From the first line of the data below through the line bearing "YSTAND = 12", reproduce each line exactly; do not include pictures.

-*-

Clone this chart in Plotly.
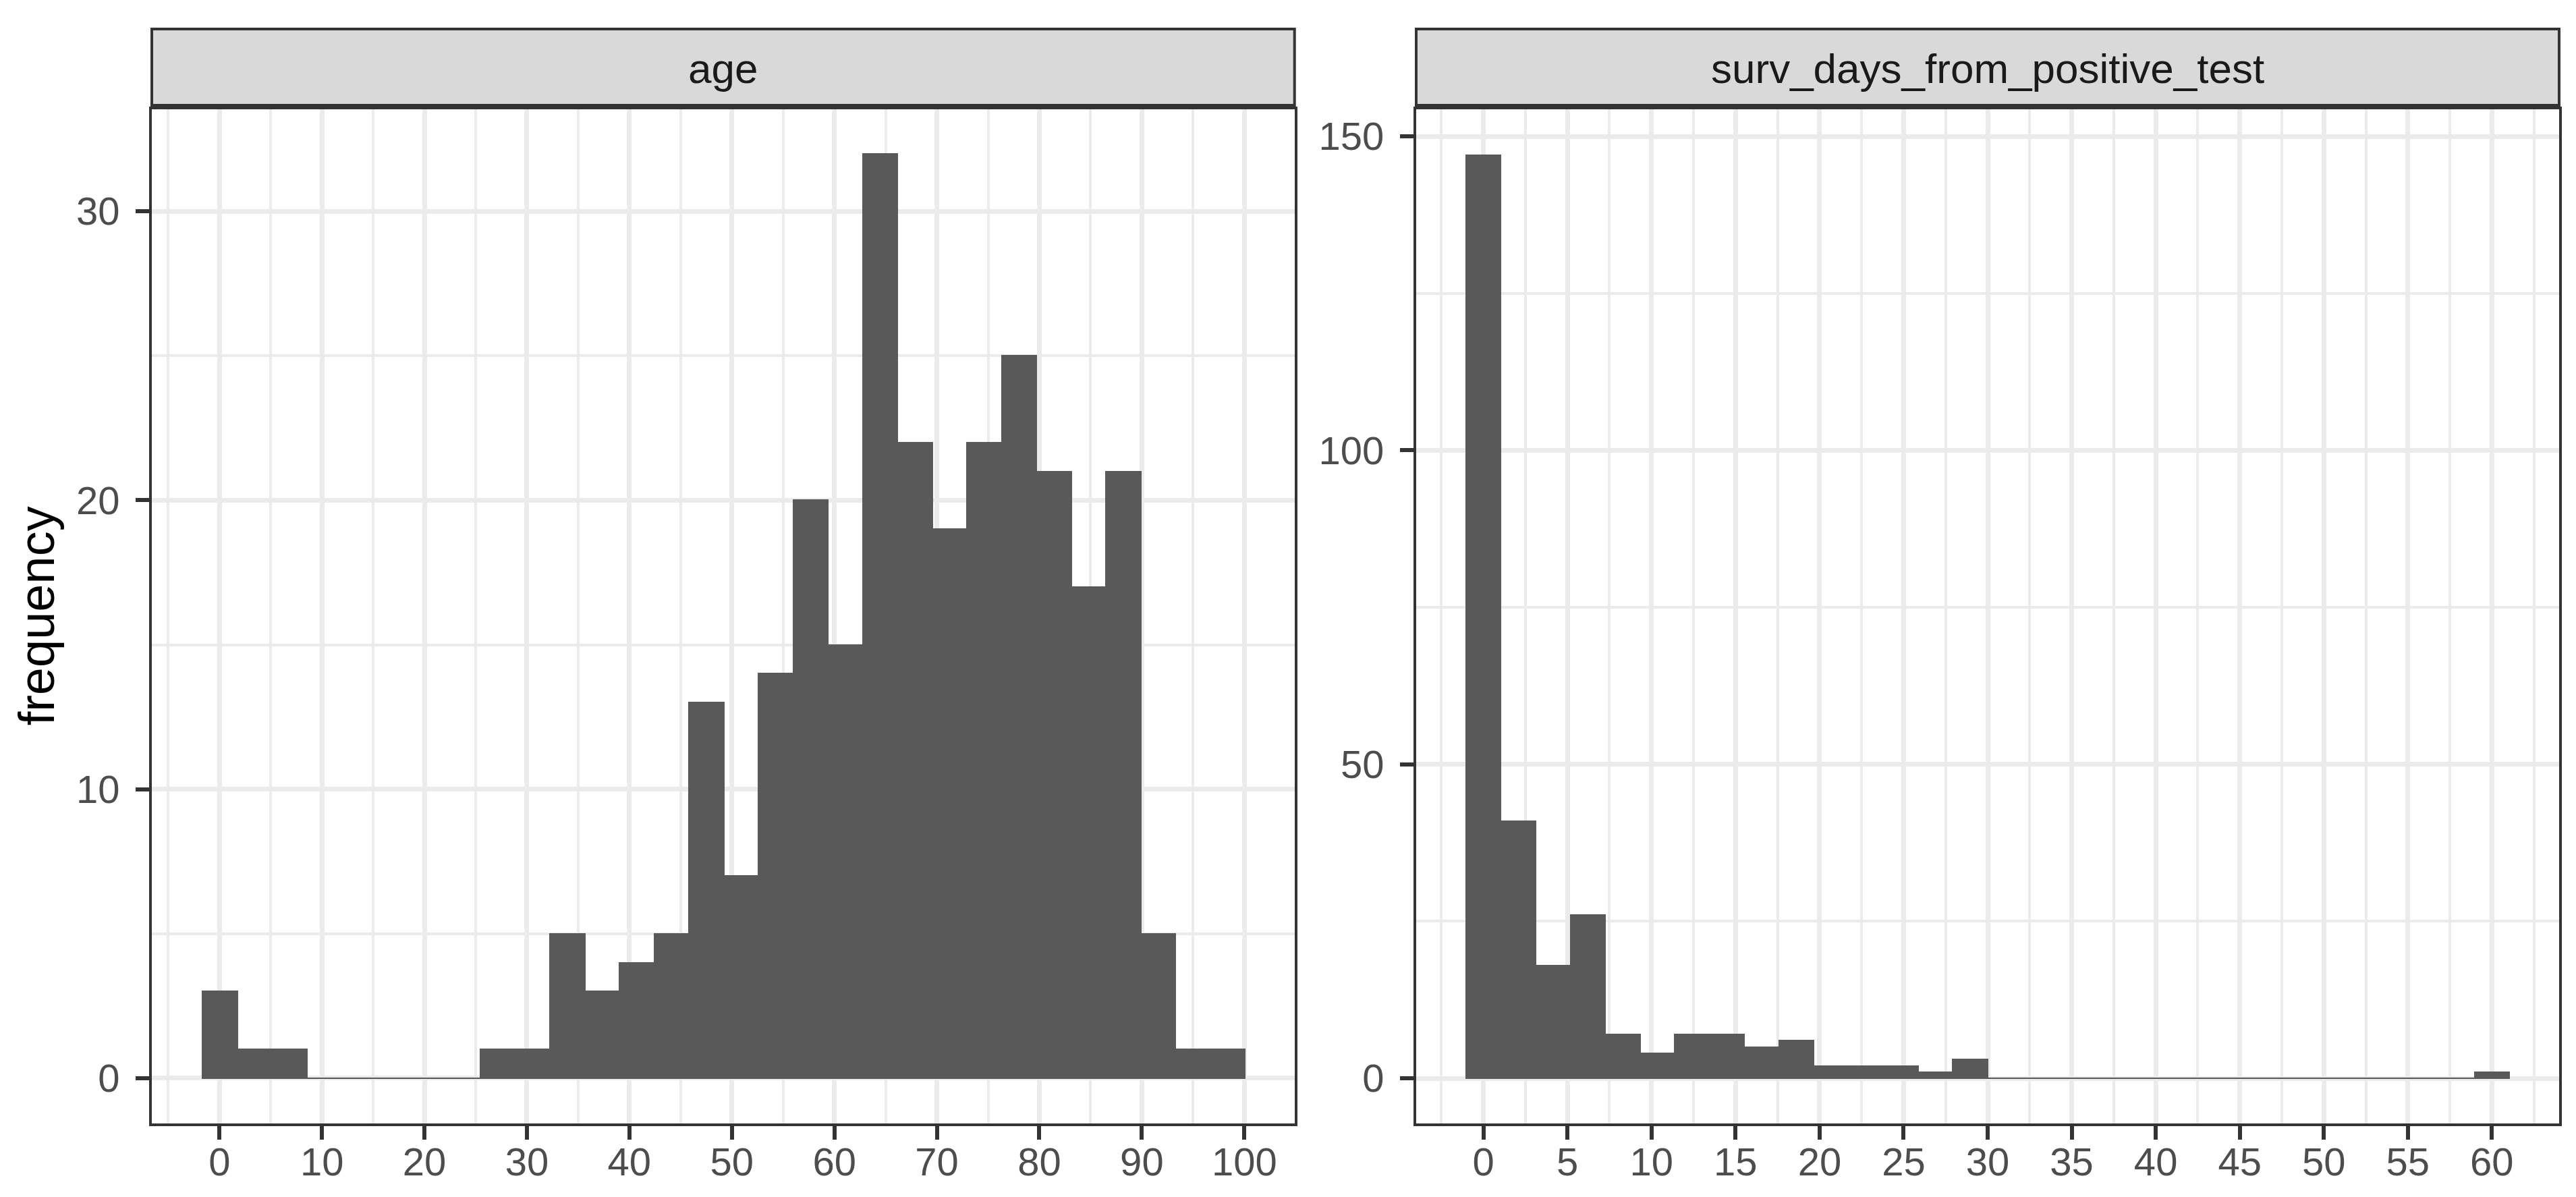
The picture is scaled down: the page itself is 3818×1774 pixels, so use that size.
import plotly.graph_objects as go

# ---------------- data ----------------
age_bin_start = -1.65
age_bin_width = 3.39
age_counts = [3, 1, 1, 0, 0, 0, 0, 0, 1, 1, 5, 3, 4, 5, 13, 7, 14, 20, 15, 32,
              22, 19, 22, 25, 21, 17, 21, 5, 1, 1]

surv_bin_start = -1.034
surv_bin_width = 2.069
surv_counts = [147, 41, 18, 26, 7, 4, 7, 7, 5, 6, 2, 2, 2, 1, 3,
               0, 0, 0, 0, 0, 0, 0, 0, 0, 0, 0, 0, 0, 0, 1]

panel_titles = ["age", "surv_days_from_positive_test"]
y_title = "frequency"

age_xticks = [0, 10, 20, 30, 40, 50, 60, 70, 80, 90, 100]
surv_xticks = [0, 5, 10, 15, 20, 25, 30, 35, 40, 45, 50, 55, 60]
age_yticks = [0, 10, 20, 30]
surv_yticks = [0, 50, 100, 150]

# ---------------- geometry ----------------
W, H = 3818, 1774
FONT = "Liberation Sans, Arial, sans-serif"
BAR = "#595959"
GRID = "#EBEBEB"
BORDER = "#333333"

def px_x(p):
    return p / W

def px_y(p):
    return 1 - p / H

panel_top, panel_bot = 154, 1656.7
strip_top, strip_bot = 35, 148
left_x = (217, 1910.7)
right_x = (2091, 3785)


def centers(start, width, counts):
    return [start + width * (i + 0.5) for i in range(len(counts))]


fig = go.Figure()
fig.add_trace(go.Bar(
    x=centers(age_bin_start, age_bin_width, age_counts), y=age_counts,
    width=age_bin_width, marker=dict(color=BAR, line=dict(color=BAR, width=2)),
    xaxis="x", yaxis="y", showlegend=False))
fig.add_trace(go.Bar(
    x=centers(surv_bin_start, surv_bin_width, surv_counts), y=surv_counts,
    width=surv_bin_width, marker=dict(color=BAR, line=dict(color=BAR, width=2)),
    xaxis="x2", yaxis="y2", showlegend=False))

tickfont = dict(family=FONT, size=58, color="#4D4D4D")
common = dict(showline=True, mirror=True, linecolor=BORDER, linewidth=4,
              ticks="outside", ticklen=20, tickwidth=6, tickcolor=BORDER,
              showgrid=True, gridcolor=GRID, gridwidth=7, zeroline=False,
              tickfont=tickfont, automargin=False, fixedrange=True)

ydom = [px_y(panel_bot), px_y(panel_top)]
XSTAND = -16
YSTAND = 12

fig.update_layout(
    width=W, height=H,
    margin=dict(l=0, r=0, t=0, b=0),
    paper_bgcolor="white", plot_bgcolor="white",
    bargap=0,
    xaxis=dict(domain=[px_x(left_x[0]), px_x(left_x[1])], range=[-6.6, 104.9],
               tickmode="array", tickvals=age_xticks, anchor="y",
               ticklabelstandoff=XSTAND,
               minor=dict(tick0=5, dtick=10, showgrid=True, gridcolor=GRID,
                          gridwidth=4, ticks=""), **common),
    yaxis=dict(domain=ydom, range=[-1.56, 33.53], tickmode="array",
               tickvals=age_yticks, anchor="x", ticklabelstandoff=YSTAND,
               minor=dict(tick0=5, dtick=10, showgrid=True, gridcolor=GRID,
                          gridwidth=4, ticks=""), **common),
    xaxis2=dict(domain=[px_x(right_x[0]), px_x(right_x[1])], range=[-4.0, 64.0],
                tickmode="array", tickvals=surv_xticks, anchor="y2",
                ticklabelstandoff=XSTAND,
                minor=dict(tick0=2.5, dtick=5, showgrid=True, gridcolor=GRID,
                           gridwidth=4, ticks=""), **common),
    yaxis2=dict(domain=ydom, range=[-7.15, 154.3], tickmode="array",
                tickvals=surv_yticks, anchor="x2", ticklabelstandoff=YSTAND,
                minor=dict(tick0=25, dtick=50, showgrid=True, gridcolor=GRID,
                           gridwidth=4, ticks=""), **common),
)

# facet strips
for (x0, x1), title in zip([left_x, right_x], panel_titles):
    fig.add_shape(type="rect", xref="paper", yref="paper",
                  x0=px_x(x0), x1=px_x(x1), y0=px_y(strip_bot), y1=px_y(strip_top),
                  fillcolor="#D9D9D9", line=dict(color=BORDER, width=4), layer="above")
    fig.add_annotation(xref="paper", yref="paper", x=px_x((x0 + x1) / 2),
                       y=px_y((strip_top + strip_bot) / 2 + 2), text=title,
                       showarrow=False, xanchor="center", yanchor="middle",
                       font=dict(family=FONT, size=62, color="#1A1A1A"))

fig.add_annotation(xref="paper", yref="paper", x=px_x(46),
                   y=px_y((panel_top + panel_bot) / 2), text=y_title,
                   textangle=-90, showarrow=False, xanchor="center", yanchor="middle",
                   font=dict(family=FONT, size=74, color="black"))

fig.write_html("out.html")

-*-

- _RESPONSE TO THE EXERCISE_
Clone this chart in Plotly.
The picture is scaled down: the page itself is 3818×1774 pixels, so use that size.
import plotly.graph_objects as go

# ---------------- data ----------------
age_bin_start = -1.65
age_bin_width = 3.39
age_counts = [3, 1, 1, 0, 0, 0, 0, 0, 1, 1, 5, 3, 4, 5, 13, 7, 14, 20, 15, 32,
              22, 19, 22, 25, 21, 17, 21, 5, 1, 1]

surv_bin_start = -1.034
surv_bin_width = 2.069
surv_counts = [147, 41, 18, 26, 7, 4, 7, 7, 5, 6, 2, 2, 2, 1, 3,
               0, 0, 0, 0, 0, 0, 0, 0, 0, 0, 0, 0, 0, 0, 1]

panel_titles = ["age", "surv_days_from_positive_test"]
y_title = "frequency"

age_xticks = [0, 10, 20, 30, 40, 50, 60, 70, 80, 90, 100]
surv_xticks = [0, 5, 10, 15, 20, 25, 30, 35, 40, 45, 50, 55, 60]
age_yticks = [0, 10, 20, 30]
surv_yticks = [0, 50, 100, 150]

# ---------------- geometry ----------------
W, H = 3818, 1774
FONT = "Liberation Sans, Arial, sans-serif"
BAR = "#595959"
GRID = "#EBEBEB"
BORDER = "#333333"

def px_x(p):
    return p / W

def px_y(p):
    return 1 - p / H

panel_top, panel_bot = 154, 1656.7
strip_top, strip_bot = 35, 148
left_x = (217, 1910.7)
right_x = (2091, 3785)


def centers(start, width, counts):
    return [start + width * (i + 0.5) for i in range(len(counts))]


fig = go.Figure()
fig.add_trace(go.Bar(
    x=centers(age_bin_start, age_bin_width, age_counts), y=age_counts,
    width=age_bin_width, marker=dict(color=BAR, line=dict(color=BAR, width=2)),
    xaxis="x", yaxis="y", showlegend=False))
fig.add_trace(go.Bar(
    x=centers(surv_bin_start, surv_bin_width, surv_counts), y=surv_counts,
    width=surv_bin_width, marker=dict(color=BAR, line=dict(color=BAR, width=2)),
    xaxis="x2", yaxis="y2", showlegend=False))

tickfont = dict(family=FONT, size=58, color="#4D4D4D")
common = dict(showline=True, mirror=True, linecolor=BORDER, linewidth=4,
              ticks="outside", ticklen=20, tickwidth=6, tickcolor=BORDER,
              showgrid=True, gridcolor=GRID, gridwidth=7, zeroline=False,
              tickfont=tickfont, automargin=False, fixedrange=True)

ydom = [px_y(panel_bot), px_y(panel_top)]
XSTAND = -16
YSTAND = 12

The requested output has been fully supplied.